Around the time gold was peaking last year, New York Times columnist Paul Krugman offered up another interpretation of its price swings. Although he'd probably bristle at this, his theory is another variation on the safe haven school of thought. Here's the one-sentence version: When nothing else is going to pay much, people buy gold. Gold is only valuable to investors when a) they believe its going to rise and b) when the return offered by other investments will be lower. When interest rates are high, the appeal of gold is relatively low. When interest rates drop, and assets like treasury bonds pay less, gold turns into a better option. Over the past decade, real interest rates the federal funds rate minus inflation have been fairly low.
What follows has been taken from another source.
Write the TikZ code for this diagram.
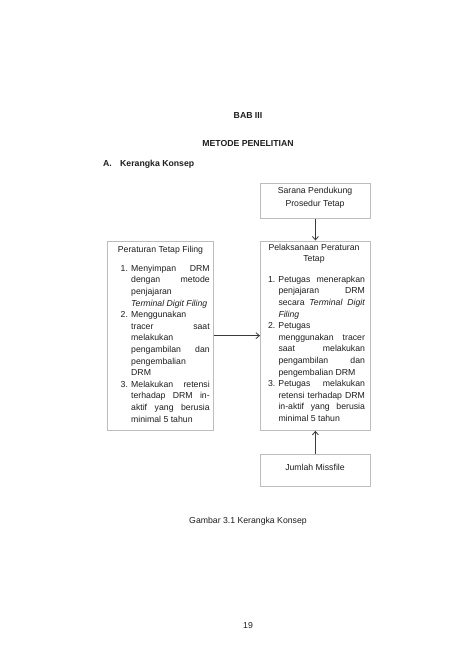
\documentclass[tikz,border=0pt]{standalone}
\usepackage{fontspec}
\setmainfont{Liberation Sans}
\usepackage{array}
\usetikzlibrary{arrows.meta}
\definecolor{boxline}{HTML}{BDBDBD}
\definecolor{arrowline}{HTML}{3A3A3A}
\definecolor{txt}{HTML}{1E1E1E}
\newcommand\jst[1]{\makebox[\linewidth][s]{#1}}
\tikzset{
  box/.style={draw=boxline, line width=0.8pt, fill=white, inner sep=0pt, anchor=north west},
  lbl/.style={inner sep=0pt, anchor=base, text=txt, font=\fontsize{8.7}{11.6}\selectfont},
  lst/.style={inner sep=0pt, anchor=north west, text=txt, font=\fontsize{8.7}{11.6}\selectfont},
  conn/.style={draw=arrowline, line width=0.8pt, -{Straight Barb[length=3.5pt,width=6pt]}}
}
\begin{document}
\begin{tikzpicture}[x=1pt,y=-1pt]
\useasboundingbox[fill=white] (0,0) rectangle (474,670);
% headings
\node[lbl, font=\fontsize{8.7}{11.6}\selectfont\bfseries] (bab) at (248,118) {BAB III};
\node[lbl, font=\fontsize{8.7}{11.6}\selectfont\bfseries] (metode) at (248,146.5) {METODE PENELITIAN};
\node[lbl, anchor=base west, font=\fontsize{8.7}{11.6}\selectfont\bfseries] (secA) at (103,166) {A.};
\node[lbl, anchor=base west, font=\fontsize{8.7}{11.6}\selectfont\bfseries] (secT) at (120,166) {Kerangka Konsep};
% boxes
\node[box, minimum width=110pt, minimum height=35pt] (sarana) at (260,183) {};
\node[box, minimum width=106pt, minimum height=189.5pt] (perat) at (107,240.5) {};
\node[box, minimum width=110pt, minimum height=189.5pt] (pelak) at (260,240.5) {};
\node[box, minimum width=110pt, minimum height=32pt] (jumlah) at (260,454) {};
% sarana text
\node[lbl] (saranaA) at (315,193.7) {Sarana Pendukung};
\node[lbl] (saranaB) at (315,206.3) {Prosedur Tetap};
% left box
\node[lbl] (peratT) at (160.5,252) {Peraturan Tetap Filing};
\node[lst] (peratL) at (120.5,262.9) {%
\begin{tabular}{@{}p{10.5pt}@{}p{78.5pt}@{}}
1. & \jst{Menyimpan DRM}\\
   & \jst{dengan metode}\\
   & penjajaran\\
   & \textit{Terminal Digit Filing}\\
2. & Menggunakan\\
   & \jst{tracer saat}\\
   & melakukan\\
   & \jst{pengambilan dan}\\
   & pengembalian\\
   & DRM\\
3. & \jst{Melakukan retensi}\\
   & \jst{terhadap DRM in-}\\
   & \jst{aktif yang berusia}\\
   & minimal 5 tahun
\end{tabular}};
% right box
\node[lbl] (pelakA) at (314,250) {Pelaksanaan Peraturan};
\node[lbl] (pelakB) at (314,261.7) {Tetap};
\node[lst] (pelakL) at (267.8,273.9) {%
\begin{tabular}{@{}p{10.5pt}@{}p{86.5pt}@{}}
1. & \jst{Petugas menerapkan}\\
   & \jst{penjajaran DRM}\\
   & \jst{secara \textit{Terminal Digit}}\\
   & \textit{Filing}\\
2. & Petugas\\
   & \jst{menggunakan tracer}\\
   & \jst{saat melakukan}\\
   & \jst{pengambilan dan}\\
   & pengembalian DRM\\
3. & \jst{Petugas melakukan}\\
   & \jst{retensi terhadap DRM}\\
   & \jst{in-aktif yang berusia}\\
   & minimal 5 tahun
\end{tabular}};
% jumlah text
\node[lbl] (jumlahT) at (315,470) {Jumlah Missfile};
% connectors
\draw[conn] (sarana.south) -- (pelak.north);
\draw[conn] (jumlah.north) -- (pelak.south);
\draw[conn] (perat.east) -- (pelak.west);
% caption and page number
\node[lbl] (caption) at (248,523) {Gambar 3.1 Kerangka Konsep};
\node[lbl] (page) at (248,628) {19};
\end{tikzpicture}
\end{document}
Today, yields on 10-year Treasuries are actually negative. All this means investors don't have much to lose, and possibly a lot to gain, by piling into gold especially if they think other speculators will stampede towards it because of inflation fears.
There's another factor that we Americans tend to forget about: Worldwide demand. Gold, after all, is actually used to make things, namely jewelry and electronics. According to the World Gold Council, an industry trade association, more than half of in the past five years has been for jewelry. About two-thirds of that market is in East Asia, India, and the Middle East. In the last couple of years, demand has boomed in India and China, which both also have growing investor classes. That growth is captured in the chart below.
So are all those gold bugs right are wrong? Again, it's hard to say. Interest rates. Global growth. The performance of other assets. The expectations of frighty investors. All of these factors play into the price of gold, and they're hard to predict. If you believe U.S. interest rates are going to stay low as the economy stumbles along, and that Asia's markets are going to keep growing, the shiny stuff might not be a bad long term investment. On the other hand, if you believe that the U.S. economy will heal in the next couple years, causing interest rates to rise, then perhaps your money is better off elsewhere. So the question really is: will we be better off in four years than we are today?